Your goal: Write out every line of the material as it stands, apart from the pictures.

++++

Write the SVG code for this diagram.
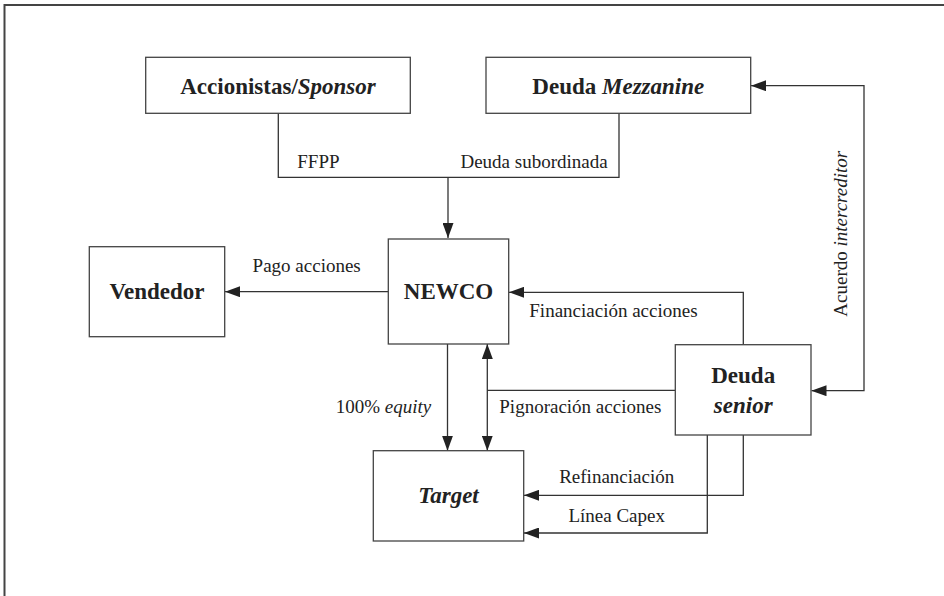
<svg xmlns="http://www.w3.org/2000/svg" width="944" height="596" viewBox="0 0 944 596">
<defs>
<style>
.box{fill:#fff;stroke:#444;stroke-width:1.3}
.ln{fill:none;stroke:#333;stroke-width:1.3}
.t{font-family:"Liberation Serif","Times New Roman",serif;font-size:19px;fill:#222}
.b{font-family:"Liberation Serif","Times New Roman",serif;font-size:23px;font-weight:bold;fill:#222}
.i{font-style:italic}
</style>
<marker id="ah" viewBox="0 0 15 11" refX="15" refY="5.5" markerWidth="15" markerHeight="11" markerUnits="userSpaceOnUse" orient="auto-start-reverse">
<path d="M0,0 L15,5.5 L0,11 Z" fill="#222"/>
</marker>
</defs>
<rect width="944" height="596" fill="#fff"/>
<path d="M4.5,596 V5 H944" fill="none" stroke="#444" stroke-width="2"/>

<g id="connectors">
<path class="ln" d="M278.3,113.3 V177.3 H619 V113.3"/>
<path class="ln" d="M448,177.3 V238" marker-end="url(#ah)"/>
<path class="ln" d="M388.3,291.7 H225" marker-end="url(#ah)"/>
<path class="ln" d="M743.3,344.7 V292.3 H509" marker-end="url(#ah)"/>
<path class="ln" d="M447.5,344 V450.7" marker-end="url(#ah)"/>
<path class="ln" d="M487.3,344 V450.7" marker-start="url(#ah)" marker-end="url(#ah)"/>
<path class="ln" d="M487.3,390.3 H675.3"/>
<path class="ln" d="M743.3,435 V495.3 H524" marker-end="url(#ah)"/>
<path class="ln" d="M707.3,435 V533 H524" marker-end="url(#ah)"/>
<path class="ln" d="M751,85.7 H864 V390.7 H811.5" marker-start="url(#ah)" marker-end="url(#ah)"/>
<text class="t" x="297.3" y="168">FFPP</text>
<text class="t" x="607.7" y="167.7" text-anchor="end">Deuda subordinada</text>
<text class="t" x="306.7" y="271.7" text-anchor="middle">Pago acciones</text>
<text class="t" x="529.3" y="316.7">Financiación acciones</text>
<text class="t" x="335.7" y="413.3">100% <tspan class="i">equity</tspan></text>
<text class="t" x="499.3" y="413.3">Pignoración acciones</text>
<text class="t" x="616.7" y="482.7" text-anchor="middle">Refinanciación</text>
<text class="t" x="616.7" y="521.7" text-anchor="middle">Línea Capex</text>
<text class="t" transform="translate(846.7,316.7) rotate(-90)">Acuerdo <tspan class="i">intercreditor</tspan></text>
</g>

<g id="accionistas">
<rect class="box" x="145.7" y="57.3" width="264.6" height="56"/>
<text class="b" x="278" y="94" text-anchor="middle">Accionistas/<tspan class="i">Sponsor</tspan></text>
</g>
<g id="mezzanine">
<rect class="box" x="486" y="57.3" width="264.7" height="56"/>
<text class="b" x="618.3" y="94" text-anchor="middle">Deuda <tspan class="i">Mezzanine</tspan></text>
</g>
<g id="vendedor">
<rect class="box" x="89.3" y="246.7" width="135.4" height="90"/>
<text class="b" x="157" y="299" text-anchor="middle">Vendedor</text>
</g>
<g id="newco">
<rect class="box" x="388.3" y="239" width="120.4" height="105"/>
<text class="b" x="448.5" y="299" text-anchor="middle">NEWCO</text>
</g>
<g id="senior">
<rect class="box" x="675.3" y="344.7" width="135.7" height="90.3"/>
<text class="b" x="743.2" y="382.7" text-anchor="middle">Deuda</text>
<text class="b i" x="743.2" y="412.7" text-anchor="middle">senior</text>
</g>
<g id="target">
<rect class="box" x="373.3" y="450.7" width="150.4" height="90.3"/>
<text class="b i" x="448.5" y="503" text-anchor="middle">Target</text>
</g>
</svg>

++++

Exercise response:
Write the SVG code for this diagram.
<svg xmlns="http://www.w3.org/2000/svg" width="944" height="596" viewBox="0 0 944 596">
<defs>
<style>
.box{fill:#fff;stroke:#444;stroke-width:1.3}
.ln{fill:none;stroke:#333;stroke-width:1.3}
.t{font-family:"Liberation Serif","Times New Roman",serif;font-size:19px;fill:#222}
.b{font-family:"Liberation Serif","Times New Roman",serif;font-size:23px;font-weight:bold;fill:#222}
.i{font-style:italic}
</style>
<marker id="ah" viewBox="0 0 15 11" refX="15" refY="5.5" markerWidth="15" markerHeight="11" markerUnits="userSpaceOnUse" orient="auto-start-reverse">
<path d="M0,0 L15,5.5 L0,11 Z" fill="#222"/>
</marker>
</defs>
<rect width="944" height="596" fill="#fff"/>
<path d="M4.5,596 V5 H944" fill="none" stroke="#444" stroke-width="2"/>

<g id="connectors">
<path class="ln" d="M278.3,113.3 V177.3 H619 V113.3"/>
<path class="ln" d="M448,177.3 V238" marker-end="url(#ah)"/>
<path class="ln" d="M388.3,291.7 H225" marker-end="url(#ah)"/>
<path class="ln" d="M743.3,344.7 V292.3 H509" marker-end="url(#ah)"/>
<path class="ln" d="M447.5,344 V450.7" marker-end="url(#ah)"/>
<path class="ln" d="M487.3,344 V450.7" marker-start="url(#ah)" marker-end="url(#ah)"/>
<path class="ln" d="M487.3,390.3 H675.3"/>
<path class="ln" d="M743.3,435 V495.3 H524" marker-end="url(#ah)"/>
<path class="ln" d="M707.3,435 V533 H524" marker-end="url(#ah)"/>
<path class="ln" d="M751,85.7 H864 V390.7 H811.5" marker-start="url(#ah)" marker-end="url(#ah)"/>
<text class="t" x="297.3" y="168">FFPP</text>
<text class="t" x="607.7" y="167.7" text-anchor="end">Deuda subordinada</text>
<text class="t" x="306.7" y="271.7" text-anchor="middle">Pago acciones</text>
<text class="t" x="529.3" y="316.7">Financiación acciones</text>
<text class="t" x="335.7" y="413.3">100% <tspan class="i">equity</tspan></text>
<text class="t" x="499.3" y="413.3">Pignoración acciones</text>
<text class="t" x="616.7" y="482.7" text-anchor="middle">Refinanciación</text>
<text class="t" x="616.7" y="521.7" text-anchor="middle">Línea Capex</text>
<text class="t" transform="translate(846.7,316.7) rotate(-90)">Acuerdo <tspan class="i">intercreditor</tspan></text>
</g>

<g id="accionistas">
<rect class="box" x="145.7" y="57.3" width="264.6" height="56"/>
<text class="b" x="278" y="94" text-anchor="middle">Accionistas/<tspan class="i">Sponsor</tspan></text>
</g>
<g id="mezzanine">
<rect class="box" x="486" y="57.3" width="264.7" height="56"/>
<text class="b" x="618.3" y="94" text-anchor="middle">Deuda <tspan class="i">Mezzanine</tspan></text>
</g>
<g id="vendedor">
<rect class="box" x="89.3" y="246.7" width="135.4" height="90"/>
<text class="b" x="157" y="299" text-anchor="middle">Vendedor</text>
</g>
<g id="newco">
<rect class="box" x="388.3" y="239" width="120.4" height="105"/>
<text class="b" x="448.5" y="299" text-anchor="middle">NEWCO</text>
</g>
<g id="senior">
<rect class="box" x="675.3" y="344.7" width="135.7" height="90.3"/>
<text class="b" x="743.2" y="382.7" text-anchor="middle">Deuda</text>
<text class="b i" x="743.2" y="412.7" text-anchor="middle">senior</text>
</g>
<g id="target">
<rect class="box" x="373.3" y="450.7" width="150.4" height="90.3"/>
<text class="b i" x="448.5" y="503" text-anchor="middle">Target</text>
</g>
</svg>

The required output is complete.